Direction - The listing below must be repeated word for word, with its images excluded.

---------------

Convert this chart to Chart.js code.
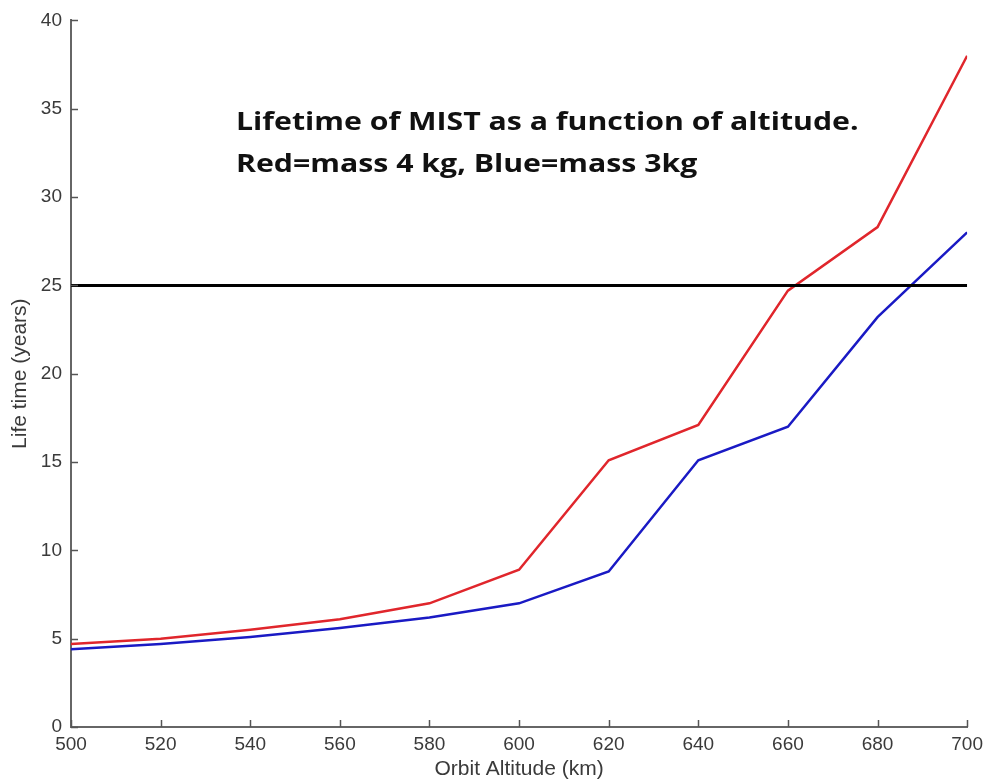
<!DOCTYPE html>
<html>
<head>
<meta charset="utf-8">
<script src="https://cdn.jsdelivr.net/npm/chart.js@4/dist/chart.umd.min.js"></script>
<style>
  html, body { margin: 0; padding: 0; background: #fff; }
  #wrap { width: 989px; height: 782px; }
</style>
</head>
<body>
<div id="wrap"><canvas id="lifeChart" width="989" height="782"></canvas></div>
<script>
// orbit altitude (km)
const altitudes = [500, 520, 540, 560, 580, 600, 620, 640, 660, 680, 700];
// lifetime in years, 4 kg and 3 kg satellite
const lifeRed = [4.7, 5.0, 5.5, 6.1, 7.0, 8.9, 15.1, 17.1, 24.7, 28.3, 38.0];
const lifeBlue = [4.4, 4.7, 5.1, 5.6, 6.2, 7.0, 8.8, 15.1, 17.0, 23.2, 28.0];
const limitYears = 25;
const yTicks = [0, 5, 10, 15, 20, 25, 30, 35, 40];
const xTicks = [500, 520, 540, 560, 580, 600, 620, 640, 660, 680, 700];
const noteLines = ['Lifetime of MIST as a function of altitude.', 'Red=mass 4 kg, Blue=mass 3kg'];

const toPoints = arr => arr.map((v, i) => ({ x: altitudes[i], y: v }));

// ticks drawn into the plot, like the old matlab look
const innerTicks = {
  id: 'innerTicks',
  afterDraw(chart) {
    const c = chart.ctx;
    const xs = chart.scales.x, ys = chart.scales.y;
    c.save();
    c.strokeStyle = '#555';
    c.lineWidth = 1.5;
    xTicks.forEach(t => {
      const px = Math.round(xs.getPixelForValue(t)) + 0.5;
      c.beginPath();
      c.moveTo(px, ys.bottom);
      c.lineTo(px, ys.bottom - 7);
      c.stroke();
    });
    yTicks.forEach(t => {
      const py = Math.round(ys.getPixelForValue(t)) + 0.5;
      c.beginPath();
      c.moveTo(xs.left, py);
      c.lineTo(xs.left + 7, py);
      c.stroke();
    });
    // the note in the upper part of the plot (a bit wide, stretched)
    c.fillStyle = '#111';
    c.font = 'bold 25px "Open Sans", "Noto Sans", sans-serif';
    c.textBaseline = 'alphabetic';
    c.translate(236, 0);
    c.scale(1.21, 1);
    c.fillText(noteLines[0], 0, 130);
    c.fillText(noteLines[1], 0, 172);
    c.restore();
  }
};

const ctx = document.getElementById('lifeChart').getContext('2d');
const lifeChart = new Chart(ctx, {
  type: 'line',
  data: {
    datasets: [
      {
        label: 'limit',
        data: altitudes.map(a => ({ x: a, y: limitYears })),
        borderColor: '#000',
        borderWidth: 3,
        pointRadius: 0
      },
      {
        label: 'mass 4 kg',
        data: toPoints(lifeRed),
        borderColor: '#e0262c',
        borderWidth: 2.5,
        pointRadius: 0
      },
      {
        label: 'mass 3 kg',
        data: toPoints(lifeBlue),
        borderColor: '#1a1ac4',
        borderWidth: 2.5,
        pointRadius: 0
      }
    ]
  },
  plugins: [innerTicks],
  options: {
    responsive: false,
    animation: false,
    layout: { padding: { top: 20, right: 21, left: 0, bottom: 0 } },
    plugins: { legend: { display: false }, tooltip: { enabled: false } },
    scales: {
      x: {
        type: 'linear',
        min: 500,
        max: 700,
        afterBuildTicks: s => { s.ticks = xTicks.map(v => ({ value: v })); },
        afterFit: s => { s.height = 55; },
        border: { color: '#666', width: 2 },
        grid: { display: false, drawTicks: false },
        ticks: { color: '#3a3a3a', font: { family: 'Liberation Sans', size: 19 }, padding: 6, maxRotation: 0 },
        title: { display: true, text: 'Orbit Altitude (km)', color: '#3a3a3a', font: { family: 'Liberation Sans', size: 21 }, padding: { top: 0, bottom: 0 } }
      },
      y: {
        min: 0,
        max: 40,
        afterBuildTicks: s => { s.ticks = yTicks.map(v => ({ value: v })); },
        afterFit: s => { s.width = 71; },
        border: { color: '#666', width: 2 },
        grid: { display: false, drawTicks: false },
        ticks: { color: '#3a3a3a', font: { family: 'Liberation Sans', size: 19 }, padding: 9 },
        title: { display: true, text: 'Life time (years)', color: '#3a3a3a', font: { family: 'Liberation Sans', size: 21 }, padding: { top: 8, bottom: 0 } }
      }
    }
  }
});
</script>
</body>
</html>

---------------

Reply to the exercise -
Convert this chart to Chart.js code.
<!DOCTYPE html>
<html>
<head>
<meta charset="utf-8">
<script src="https://cdn.jsdelivr.net/npm/chart.js@4/dist/chart.umd.min.js"></script>
<style>
  html, body { margin: 0; padding: 0; background: #fff; }
  #wrap { width: 989px; height: 782px; }
</style>
</head>
<body>
<div id="wrap"><canvas id="lifeChart" width="989" height="782"></canvas></div>
<script>
// orbit altitude (km)
const altitudes = [500, 520, 540, 560, 580, 600, 620, 640, 660, 680, 700];
// lifetime in years, 4 kg and 3 kg satellite
const lifeRed = [4.7, 5.0, 5.5, 6.1, 7.0, 8.9, 15.1, 17.1, 24.7, 28.3, 38.0];
const lifeBlue = [4.4, 4.7, 5.1, 5.6, 6.2, 7.0, 8.8, 15.1, 17.0, 23.2, 28.0];
const limitYears = 25;
const yTicks = [0, 5, 10, 15, 20, 25, 30, 35, 40];
const xTicks = [500, 520, 540, 560, 580, 600, 620, 640, 660, 680, 700];
const noteLines = ['Lifetime of MIST as a function of altitude.', 'Red=mass 4 kg, Blue=mass 3kg'];

const toPoints = arr => arr.map((v, i) => ({ x: altitudes[i], y: v }));

// ticks drawn into the plot, like the old matlab look
const innerTicks = {
  id: 'innerTicks',
  afterDraw(chart) {
    const c = chart.ctx;
    const xs = chart.scales.x, ys = chart.scales.y;
    c.save();
    c.strokeStyle = '#555';
    c.lineWidth = 1.5;
    xTicks.forEach(t => {
      const px = Math.round(xs.getPixelForValue(t)) + 0.5;
      c.beginPath();
      c.moveTo(px, ys.bottom);
      c.lineTo(px, ys.bottom - 7);
      c.stroke();
    });
    yTicks.forEach(t => {
      const py = Math.round(ys.getPixelForValue(t)) + 0.5;
      c.beginPath();
      c.moveTo(xs.left, py);
      c.lineTo(xs.left + 7, py);
      c.stroke();
    });
    // the note in the upper part of the plot (a bit wide, stretched)
    c.fillStyle = '#111';
    c.font = 'bold 25px "Open Sans", "Noto Sans", sans-serif';
    c.textBaseline = 'alphabetic';
    c.translate(236, 0);
    c.scale(1.21, 1);
    c.fillText(noteLines[0], 0, 130);
    c.fillText(noteLines[1], 0, 172);
    c.restore();
  }
};

const ctx = document.getElementById('lifeChart').getContext('2d');
const lifeChart = new Chart(ctx, {
  type: 'line',
  data: {
    datasets: [
      {
        label: 'limit',
        data: altitudes.map(a => ({ x: a, y: limitYears })),
        borderColor: '#000',
        borderWidth: 3,
        pointRadius: 0
      },
      {
        label: 'mass 4 kg',
        data: toPoints(lifeRed),
        borderColor: '#e0262c',
        borderWidth: 2.5,
        pointRadius: 0
      },
      {
        label: 'mass 3 kg',
        data: toPoints(lifeBlue),
        borderColor: '#1a1ac4',
        borderWidth: 2.5,
        pointRadius: 0
      }
    ]
  },
  plugins: [innerTicks],
  options: {
    responsive: false,
    animation: false,
    layout: { padding: { top: 20, right: 21, left: 0, bottom: 0 } },
    plugins: { legend: { display: false }, tooltip: { enabled: false } },
    scales: {
      x: {
        type: 'linear',
        min: 500,
        max: 700,
        afterBuildTicks: s => { s.ticks = xTicks.map(v => ({ value: v })); },
        afterFit: s => { s.height = 55; },
        border: { color: '#666', width: 2 },
        grid: { display: false, drawTicks: false },
        ticks: { color: '#3a3a3a', font: { family: 'Liberation Sans', size: 19 }, padding: 6, maxRotation: 0 },
        title: { display: true, text: 'Orbit Altitude (km)', color: '#3a3a3a', font: { family: 'Liberation Sans', size: 21 }, padding: { top: 0, bottom: 0 } }
      },
      y: {
        min: 0,
        max: 40,
        afterBuildTicks: s => { s.ticks = yTicks.map(v => ({ value: v })); },
        afterFit: s => { s.width = 71; },
        border: { color: '#666', width: 2 },
        grid: { display: false, drawTicks: false },
        ticks: { color: '#3a3a3a', font: { family: 'Liberation Sans', size: 19 }, padding: 9 },
        title: { display: true, text: 'Life time (years)', color: '#3a3a3a', font: { family: 'Liberation Sans', size: 21 }, padding: { top: 8, bottom: 0 } }
      }
    }
  }
});
</script>
</body>
</html>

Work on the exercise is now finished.